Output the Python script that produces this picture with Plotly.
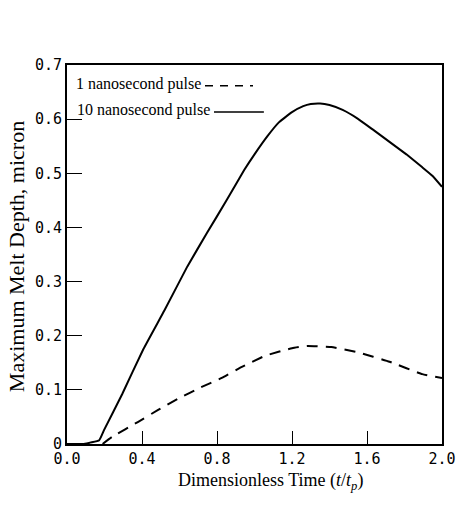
import plotly.graph_objects as go

# Data
t_10ns = [0.0, 0.09, 0.172, 0.198, 0.294, 0.407, 0.52, 0.642, 0.747, 0.851, 0.945, 1.00,
          1.07, 1.13, 1.20, 1.26, 1.30, 1.35, 1.40, 1.47, 1.55, 1.63, 1.72, 1.81, 1.895,
          1.95, 2.00]
d_10ns = [0.0, 0.0, 0.007, 0.026, 0.092, 0.175, 0.247, 0.328, 0.39, 0.45, 0.506, 0.535,
          0.569, 0.594, 0.613, 0.624, 0.628, 0.629, 0.626, 0.617, 0.601, 0.581, 0.558,
          0.535, 0.511, 0.495, 0.475]

t_1ns = [0.19, 0.24, 0.38, 0.486, 0.60, 0.71, 0.825, 0.93, 1.057, 1.20, 1.28, 1.41,
         1.545, 1.72, 1.895, 2.00]
d_1ns = [0.0, 0.013, 0.041, 0.063, 0.085, 0.104, 0.122, 0.142, 0.163, 0.177, 0.181,
         0.179, 0.17, 0.152, 0.129, 0.122]

x_tick_vals = [0.0, 0.4, 0.8, 1.2, 1.6, 2.0]
x_tick_text = ["0.0", "0.4", "0.8", "1.2", "1.6", "2.0"]
y_tick_vals = [0.0, 0.1, 0.2, 0.3, 0.4, 0.5, 0.6, 0.7]
y_tick_text = ["0", "0.1", "0.2", "0.3", "0.4", "0.5", "0.6", "0.7"]

series_names = ["1 nanosecond pulse", "10 nanosecond pulse"]

fig = go.Figure()
fig.add_trace(go.Scatter(x=t_10ns, y=d_10ns, mode="lines", name=series_names[1],
                         line=dict(color="black", width=2, shape="spline", smoothing=0.3),
                         showlegend=False))
fig.add_trace(go.Scatter(x=t_1ns, y=d_1ns, mode="lines", name=series_names[0],
                         line=dict(color="black", width=2, dash="11px,8px",
                                   shape="spline", smoothing=0.3),
                         showlegend=False))

tick_font = dict(family="DejaVu Sans Mono", size=15, color="black")
serif = "Liberation Serif"

fig.update_xaxes(range=[0, 2], tickvals=x_tick_vals, ticktext=x_tick_text,
                 ticks="inside", ticklen=13, tickwidth=1.2, tickcolor="black",
                 showline=True, linecolor="black", linewidth=2, mirror=True,
                 showgrid=False, zeroline=False, tickfont=tick_font)
fig.update_yaxes(range=[0, 0.7], tickvals=y_tick_vals, ticktext=y_tick_text,
                 ticks="inside", ticklen=15, tickwidth=1.2, tickcolor="black",
                 showline=True, linecolor="black", linewidth=2, mirror=True,
                 showgrid=False, zeroline=False, tickfont=tick_font)

annotations = [
    dict(text="Dimensionless Time (<i>t</i>/<i>t</i><sub><i>p</i></sub>)",
         xref="paper", yref="paper", x=0.29, y=-0.10, xanchor="left", yanchor="middle",
         showarrow=False, font=dict(family=serif, size=18, color="black")),
    dict(text="Maximum Melt Depth, micron", textangle=-90,
         xref="paper", yref="paper", x=-0.136, y=0.493, xanchor="center", yanchor="middle",
         showarrow=False, font=dict(family=serif, size=22, color="black")),
    dict(text=series_names[0], xref="paper", yref="paper", x=0.018, y=0.950,
         xanchor="left", yanchor="middle", showarrow=False,
         font=dict(family=serif, size=16, color="black")),
    dict(text=series_names[1], xref="paper", yref="paper", x=0.022, y=0.881,
         xanchor="left", yanchor="middle", showarrow=False,
         font=dict(family=serif, size=16, color="black")),
]
shapes = [
    dict(type="line", xref="paper", yref="paper", x0=0.368, x1=0.496, y0=0.945, y1=0.945,
         line=dict(color="black", width=1.5, dash="8px,7px")),
    dict(type="line", xref="paper", yref="paper", x0=0.392, x1=0.525, y0=0.876, y1=0.876,
         line=dict(color="black", width=1.5)),
]

fig.update_layout(width=468, height=506, margin=dict(l=67, r=18, t=65, b=62),
                  paper_bgcolor="white", plot_bgcolor="white",
                  annotations=annotations, shapes=shapes, showlegend=False)

fig.write_html("out.html")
----------------
__Stated exercise__. Repeat the listing verbatim. Skip the pictures.

__Answer to this exercise__.
Output the Python script that produces this picture with Plotly.
import plotly.graph_objects as go

# Data
t_10ns = [0.0, 0.09, 0.172, 0.198, 0.294, 0.407, 0.52, 0.642, 0.747, 0.851, 0.945, 1.00,
          1.07, 1.13, 1.20, 1.26, 1.30, 1.35, 1.40, 1.47, 1.55, 1.63, 1.72, 1.81, 1.895,
          1.95, 2.00]
d_10ns = [0.0, 0.0, 0.007, 0.026, 0.092, 0.175, 0.247, 0.328, 0.39, 0.45, 0.506, 0.535,
          0.569, 0.594, 0.613, 0.624, 0.628, 0.629, 0.626, 0.617, 0.601, 0.581, 0.558,
          0.535, 0.511, 0.495, 0.475]

t_1ns = [0.19, 0.24, 0.38, 0.486, 0.60, 0.71, 0.825, 0.93, 1.057, 1.20, 1.28, 1.41,
         1.545, 1.72, 1.895, 2.00]
d_1ns = [0.0, 0.013, 0.041, 0.063, 0.085, 0.104, 0.122, 0.142, 0.163, 0.177, 0.181,
         0.179, 0.17, 0.152, 0.129, 0.122]

x_tick_vals = [0.0, 0.4, 0.8, 1.2, 1.6, 2.0]
x_tick_text = ["0.0", "0.4", "0.8", "1.2", "1.6", "2.0"]
y_tick_vals = [0.0, 0.1, 0.2, 0.3, 0.4, 0.5, 0.6, 0.7]
y_tick_text = ["0", "0.1", "0.2", "0.3", "0.4", "0.5", "0.6", "0.7"]

series_names = ["1 nanosecond pulse", "10 nanosecond pulse"]

fig = go.Figure()
fig.add_trace(go.Scatter(x=t_10ns, y=d_10ns, mode="lines", name=series_names[1],
                         line=dict(color="black", width=2, shape="spline", smoothing=0.3),
                         showlegend=False))
fig.add_trace(go.Scatter(x=t_1ns, y=d_1ns, mode="lines", name=series_names[0],
                         line=dict(color="black", width=2, dash="11px,8px",
                                   shape="spline", smoothing=0.3),
                         showlegend=False))

tick_font = dict(family="DejaVu Sans Mono", size=15, color="black")
serif = "Liberation Serif"

fig.update_xaxes(range=[0, 2], tickvals=x_tick_vals, ticktext=x_tick_text,
                 ticks="inside", ticklen=13, tickwidth=1.2, tickcolor="black",
                 showline=True, linecolor="black", linewidth=2, mirror=True,
                 showgrid=False, zeroline=False, tickfont=tick_font)
fig.update_yaxes(range=[0, 0.7], tickvals=y_tick_vals, ticktext=y_tick_text,
                 ticks="inside", ticklen=15, tickwidth=1.2, tickcolor="black",
                 showline=True, linecolor="black", linewidth=2, mirror=True,
                 showgrid=False, zeroline=False, tickfont=tick_font)

annotations = [
    dict(text="Dimensionless Time (<i>t</i>/<i>t</i><sub><i>p</i></sub>)",
         xref="paper", yref="paper", x=0.29, y=-0.10, xanchor="left", yanchor="middle",
         showarrow=False, font=dict(family=serif, size=18, color="black")),
    dict(text="Maximum Melt Depth, micron", textangle=-90,
         xref="paper", yref="paper", x=-0.136, y=0.493, xanchor="center", yanchor="middle",
         showarrow=False, font=dict(family=serif, size=22, color="black")),
    dict(text=series_names[0], xref="paper", yref="paper", x=0.018, y=0.950,
         xanchor="left", yanchor="middle", showarrow=False,
         font=dict(family=serif, size=16, color="black")),
    dict(text=series_names[1], xref="paper", yref="paper", x=0.022, y=0.881,
         xanchor="left", yanchor="middle", showarrow=False,
         font=dict(family=serif, size=16, color="black")),
]
shapes = [
    dict(type="line", xref="paper", yref="paper", x0=0.368, x1=0.496, y0=0.945, y1=0.945,
         line=dict(color="black", width=1.5, dash="8px,7px")),
    dict(type="line", xref="paper", yref="paper", x0=0.392, x1=0.525, y0=0.876, y1=0.876,
         line=dict(color="black", width=1.5)),
]

fig.update_layout(width=468, height=506, margin=dict(l=67, r=18, t=65, b=62),
                  paper_bgcolor="white", plot_bgcolor="white",
                  annotations=annotations, shapes=shapes, showlegend=False)

fig.write_html("out.html")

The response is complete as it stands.